On final hearing, the court rendered a personal judgment in favor of appellee, against Stolz and A.L. Meisner for the amount of the unpaid balance of the note, and also rendered a decree against Mrs. Meisner setting aside the conveyance of land to her by her husband and subjecting the land to the payment of appellee's debt. A.L. Meisner has not appealed, but appeals have been prosecuted both by Hattie W. Meisner and A.H. Stolz.

So far as concerns the appeal of Stolz, we have reached the conclusion that his plea of the statute of limitation ought to have been sustained. It is therefore unnecessary to discuss the other defense which he tendered. The note in suit fell due on March 5, 1918, at which time the statute of limitation began to run, and this action was not instituted until October 12, 1923; hence, on the face of the note, it is barred by the statute of limitation. It is not contended that Stolz himself did anything to interrupt the running of the statute, but the contention is that there was a voluntary payment of the proceeds of the chattel mortgage made by Meisner, and also a written acknowledgment of the existence of the debt made by him, both of which interrupted the statute of limitation, not only as to himself but also as to Stolz, who was jointly and severally liable with him. This contention is based upon a letter written to appellee on January 13, 1919, by A.L Meisner, as follows: *Page 220

"I wish to advise you that, as I am unable to pay the note which you hold for the Naponee Nebraska Bank, also mortgage you hold showing Holstein cattle as security. I am ready to let you have the Holstein cattle except those which have died since the mortgage was made in September, 1917. After Monday, February 3, I will not be held responsible for them or their feed, as I am unable to care for them."

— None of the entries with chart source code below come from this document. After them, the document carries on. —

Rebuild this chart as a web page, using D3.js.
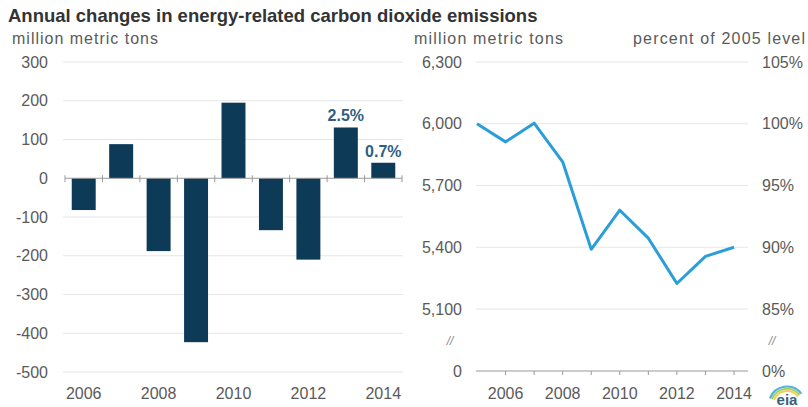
<!DOCTYPE html>
<html><head><meta charset="utf-8">
<script src="https://cdn.jsdelivr.net/npm/d3@7"></script>
<style>body{margin:0;background:#fff}svg{display:block}text{font-family:"Liberation Sans",Arial,sans-serif}</style>
</head><body><svg id="c" width="808" height="407"></svg>
<script>
const years = [2006,2007,2008,2009,2010,2011,2012,2013,2014];
const changes = [-82,88,-188,-423,195,-134,-210,131,40];
const barLabels = [null,null,null,null,null,null,null,"2.5%","0.7%"];
const lineYears = [2005,2006,2007,2008,2009,2010,2011,2012,2013,2014];
const emissions = [6000,5912,6003,5815,5390,5580,5444,5224,5356,5400];
const leftTicks = [300,200,100,0,-100,-200,-300,-400,-500];
const rightTicks = [0,5100,5400,5700,6000,6300];
const xTickLabels = [2006,2008,2010,2012,2014];

const svg = d3.select("#c");
const grey = "#5a5a5a", grid = "#e6e6e6", fs = 16;

svg.append("text").attr("x",8).attr("y",22).attr("font-size",18.5).attr("font-weight","bold").attr("fill","#333")
  .text("Annual changes in energy-related carbon dioxide emissions");
svg.append("text").attr("x",12).attr("y",44).attr("font-size",16).attr("fill",grey)
  .attr("textLength",146).attr("lengthAdjust","spacing").text("million metric tons");
svg.append("text").attr("x",414).attr("y",44).attr("font-size",16).attr("fill",grey)
  .attr("textLength",149).attr("lengthAdjust","spacing").text("million metric tons");
svg.append("text").attr("x",633).attr("y",44).attr("font-size",16).attr("fill",grey)
  .attr("textLength",172).attr("lengthAdjust","spacing").text("percent of 2005 level");

// left bar chart
const xb = d3.scaleBand().domain(years).range([65,402]).paddingInner(0.36).paddingOuter(0.18);
const yb = d3.scaleLinear().domain([-500,300]).range([372,62]);
const gl = svg.append("g");
gl.selectAll("line.g").data(leftTicks.filter(d=>d!==0)).join("line").attr("class","g")
  .attr("x1",63).attr("x2",403).attr("y1",d=>yb(d)).attr("y2",d=>yb(d)).attr("stroke",grid).attr("stroke-width",1.2);
gl.selectAll("text.t").data(leftTicks).join("text").attr("class","t")
  .attr("x",48).attr("y",d=>yb(d)).attr("dy","0.35em").attr("text-anchor","end").attr("font-size",fs).attr("fill",grey)
  .text(d=>d);
gl.selectAll("rect").data(years).join("rect")
  .attr("x",d=>xb(d)).attr("width",xb.bandwidth())
  .attr("y",(d,i)=>yb(Math.max(0,changes[i]))).attr("height",(d,i)=>Math.abs(yb(changes[i])-yb(0)))
  .attr("fill","#0c3a57");
gl.append("line").attr("x1",65).attr("x2",402).attr("y1",yb(0)).attr("y2",yb(0)).attr("stroke","#999").attr("stroke-width",1);
const bounds = years.map(y=>xb(y)-xb.step()*xb.paddingInner()/2).concat([402]);
gl.selectAll("line.tk").data(bounds).join("line").attr("class","tk")
  .attr("x1",d=>d).attr("x2",d=>d).attr("y1",yb(0)-3).attr("y2",yb(0)+4).attr("stroke","#999");
gl.selectAll("text.bl").data(years.filter((d,i)=>barLabels[i])).join("text").attr("class","bl")
  .attr("x",d=>xb(d)+xb.bandwidth()/2).attr("y",d=>yb(changes[years.indexOf(d)])-6)
  .attr("text-anchor","middle").attr("font-size",fs).attr("font-weight","bold").attr("fill","#2d5f82")
  .text(d=>barLabels[years.indexOf(d)]);
gl.selectAll("text.xl").data(xTickLabels).join("text").attr("class","xl")
  .attr("x",d=>xb(d)+xb.bandwidth()/2).attr("y",399).attr("text-anchor","middle").attr("font-size",fs).attr("fill",grey).text(d=>d);

// right line chart
const xl = d3.scaleLinear().domain([2005,2014]).range([477,734]);
const yl = d3.scaleLinear().domain([0,5100,6300]).range([371,309,62]);
const gr = svg.append("g");
gr.selectAll("line.g").data(rightTicks.filter(d=>d!==0)).join("line").attr("class","g")
  .attr("x1",476).attr("x2",748).attr("y1",d=>yl(d)).attr("y2",d=>yl(d)).attr("stroke",grid).attr("stroke-width",1.2);
gr.selectAll("text.t").data(rightTicks).join("text").attr("class","t")
  .attr("x",462).attr("y",d=>yl(d)).attr("dy","0.35em").attr("text-anchor","end").attr("font-size",fs).attr("fill",grey)
  .text(d=>d===0?"0":d3.format(",")(d));
gr.selectAll("text.p").data(rightTicks).join("text").attr("class","p")
  .attr("x",762).attr("y",d=>yl(d)).attr("dy","0.35em").attr("font-size",fs).attr("fill",grey)
  .text(d=>Math.round(d/6000*100)+"%");
[450,772].forEach(x=>gr.append("text").attr("x",x).attr("y",341).attr("dy","0.35em").attr("text-anchor","middle")
  .attr("font-size",12).attr("font-style","italic").attr("fill","#888").text("//"));
gr.append("line").attr("x1",476).attr("x2",748).attr("y1",yl(0)).attr("y2",yl(0)).attr("stroke","#999");
gr.selectAll("line.tk").data(years).join("line").attr("class","tk")
  .attr("x1",d=>xl(d)).attr("x2",d=>xl(d)).attr("y1",yl(0)).attr("y2",yl(0)+4).attr("stroke","#999");
gr.append("path").datum(lineYears.map((y,i)=>[y,emissions[i]]))
  .attr("d",d3.line().x(d=>xl(d[0])).y(d=>yl(d[1])))
  .attr("fill","none").attr("stroke","#2b9ed8").attr("stroke-width",3).attr("stroke-linejoin","round");
gr.selectAll("text.xl").data(xTickLabels).join("text").attr("class","xl")
  .attr("x",d=>xl(d)).attr("y",399).attr("text-anchor","middle").attr("font-size",fs).attr("fill",grey).text(d=>d);

// eia logo
const lg = svg.append("g").attr("transform","translate(787,405)");
const cols = ["#f2c12e","#8cc63f","#2b9ed8"];
cols.forEach((c,i)=>lg.append("path").attr("d",d3.arc()({innerRadius:13+i*2.2,outerRadius:15+i*2.2,startAngle:-1.2,endAngle:0.9}))
  .attr("fill",c).attr("opacity",0.8));
lg.append("text").attr("x",0).attr("y",0).attr("text-anchor","middle").attr("font-size",15).attr("font-weight","bold").attr("fill","#3a5f7d").text("eia");
</script></body></html>
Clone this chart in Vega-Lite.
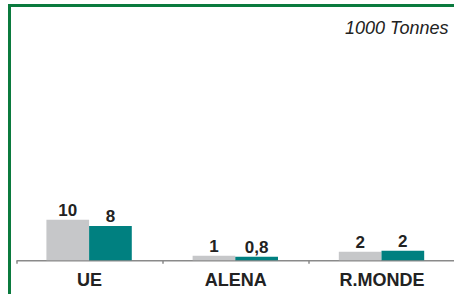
{
  "$schema": "https://vega.github.io/schema/vega-lite/v6.json",
  "width": 451.5,
  "height": 292,
  "autosize": {"type": "none"},
  "padding": {"left": 9.5, "top": 5.5, "right": 0, "bottom": 0},
  "background": "white",
  "config": {
    "view": {"stroke": "#0b7a3e", "strokeWidth": 3},
    "font": "Liberation Sans"
  },
  "title": {
    "text": "1000 Tonnes",
    "anchor": "end",
    "frame": "group",
    "orient": "top",
    "offset": -28.5,
    "baseline": "alphabetic",
    "dx": -12.5,
    "dy": 18,
    "font": "Liberation Sans",
    "fontSize": 18,
    "fontStyle": "italic",
    "fontWeight": "normal",
    "color": "#222222"
  },
  "data": {
    "values": [
      {"region": "UE", "series": "S1", "value": 10.0, "label": "10"},
      {"region": "UE", "series": "S2", "value": 8.45, "label": "8"},
      {"region": "ALENA", "series": "S1", "value": 1.13, "label": "1"},
      {"region": "ALENA", "series": "S2", "value": 0.89, "label": "0,8"},
      {"region": "R.MONDE", "series": "S1", "value": 2.12, "label": "2"},
      {"region": "R.MONDE", "series": "S2", "value": 2.36, "label": "2"}
    ]
  },
  "encoding": {
    "x": {
      "field": "region",
      "type": "nominal",
      "sort": ["UE", "ALENA", "R.MONDE"],
      "scale": {"paddingInner": 0.416, "paddingOuter": 0.208, "range": [6.5, 445.1]},
      "axis": {
        "title": null,
        "orient": "bottom",
        "offset": -37.2,
        "domainColor": "#8a8a8a",
        "domainWidth": 1.5,
        "tickColor": "#8a8a8a",
        "tickSize": 3,
        "tickWidth": 1.5,
        "bandPosition": 0.5,
        "tickOffset": -73.1,
        "labelOffset": 73.1,
        "labelPadding": 8,
        "labelFont": "Liberation Sans",
        "labelFontSize": 18,
        "labelFontWeight": "bold",
        "labelColor": "#222222",
        "labelAngle": 0,
        "grid": false
      }
    },
    "xOffset": {
      "field": "series",
      "type": "nominal",
      "sort": ["S1", "S2"],
      "scale": {"paddingInner": 0, "paddingOuter": 0}
    },
    "y": {
      "field": "value",
      "type": "quantitative",
      "stack": null,
      "scale": {"domain": [-9.163, 62.76], "zero": false, "nice": false},
      "axis": null
    }
  },
  "layer": [
    {
      "mark": {"type": "bar"},
      "encoding": {
        "color": {
          "field": "series",
          "type": "nominal",
          "scale": {"domain": ["S1", "S2"], "range": ["#c6c7c9", "#008080"]},
          "legend": null
        }
      }
    },
    {
      "mark": {
        "type": "text",
        "baseline": "alphabetic",
        "dy": -4,
        "font": "Liberation Sans",
        "fontSize": 17,
        "fontWeight": "bold",
        "color": "#222222"
      },
      "encoding": {
        "text": {"field": "label", "type": "nominal"}
      }
    }
  ]
}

Conceding, without deciding, that the language of this letter was sufficient to constitute an unequivocal acknowledgment of the subsisting obligation, so as to interrupt the running of the statute as to the writer of the letter (Morris v. Carr, 77 Ark. 228), the acknowledgment did not serve to interrupt the running of the statute in favor of Stolz. We have a statute on this subject, which reads as follows:

"Section 6966. No joint contractor or executor shall lose the benefit of this act by reason of any written acknowledgment or promise made and signed by any of the other joint contractors or executors. Nothing in this section contained shall be so construed as to alter, take away or lessen the effect of any payment of any principal or interest made by any person whatever on any much joint contract." Crawford Moses' Digest.

It is plain under the terms of this statute that appellant Stolz was not bound by the acknowledgment of the debt made by Meisner. He was, however, under the terms of the statute, bound by any payment on the debt made by his joint obligor, and the further question to be determined is whether or not the crediting of the proceeds of the sale of the mortgaged property amounted, under the circumstances, to a voluntary payment by one of the obligors. It is settled by practically unanimous authority that the application of the proceeds arising from the foreclosure of a mortgage does not interrupt the running of the statute of limitation. Note to 25 A.L.R. 62. We do not think that the facts in this case take it out of the doctrine announced above, for the letter *Page 221 was a mere surrender of the property for foreclosure under the mortgage. It was not, either in form or substance, a voluntary payment on the debt, so as to interrupt the running of the statute of limitation. That being so, the debt was barred as against Stolz, and his plea of the statute of limitation should have been sustained.

The facts with respect to the ownership of the tract of land in controversy are, according to the great preponderance of the evidence, as follows: The tract contains eighty acres of land, situated in Union County, and was purchased from the Realty Colonization Company, a corporation. There was a cash payment of $400 made by Mrs. Meisner, and the vendor made a conveyance to A.L. Meisner, reserving a lien for the balance of the purchase price. According to the testimony adduced, the conveyance made to A.L. Meisner was made erroneously to A.L. Meisner, instead of his wife. Subsequently, appellant A.H. Stolz, who was a brother-in-law of Mrs. Meisner, acquired control of the corporation, and he released the debt against the land in consideration that A.L. Meisner would convey it to his wife, which was done. We are of the opinion that, under these circumstances, the conveyance was not fraudulent, and that the court was in error in setting it aside. The proof was sufficient to establish the fact that the land was in fact the property of Mrs. Meisner, and that it was conveyed to her in good faith by her husband to correct the error in the original conveyance, and for the purpose of carrying out the agreement with Stolz, which constituted a sufficient consideration for the conveyance. The circumstances are the same as if the property had been a gift from Stolz to Mrs. Meisner. Nor can it be said under the circumstances that the effect of the transaction was a permission on the part of Mrs., Meisner for her husband to hold himself out as the owner of the property so as to bring the case within the doctrine of Driggs Co.'s Bank v. Norwood, 50 Ark. 42, and like cases which followed it. *Page 222

The decree of the chancery court is therefore reversed as to appellants Hattie W. Meisner and A.H. Stolz, and the cause remanded with directions to dismiss appellee's complaint for want of equity as to them.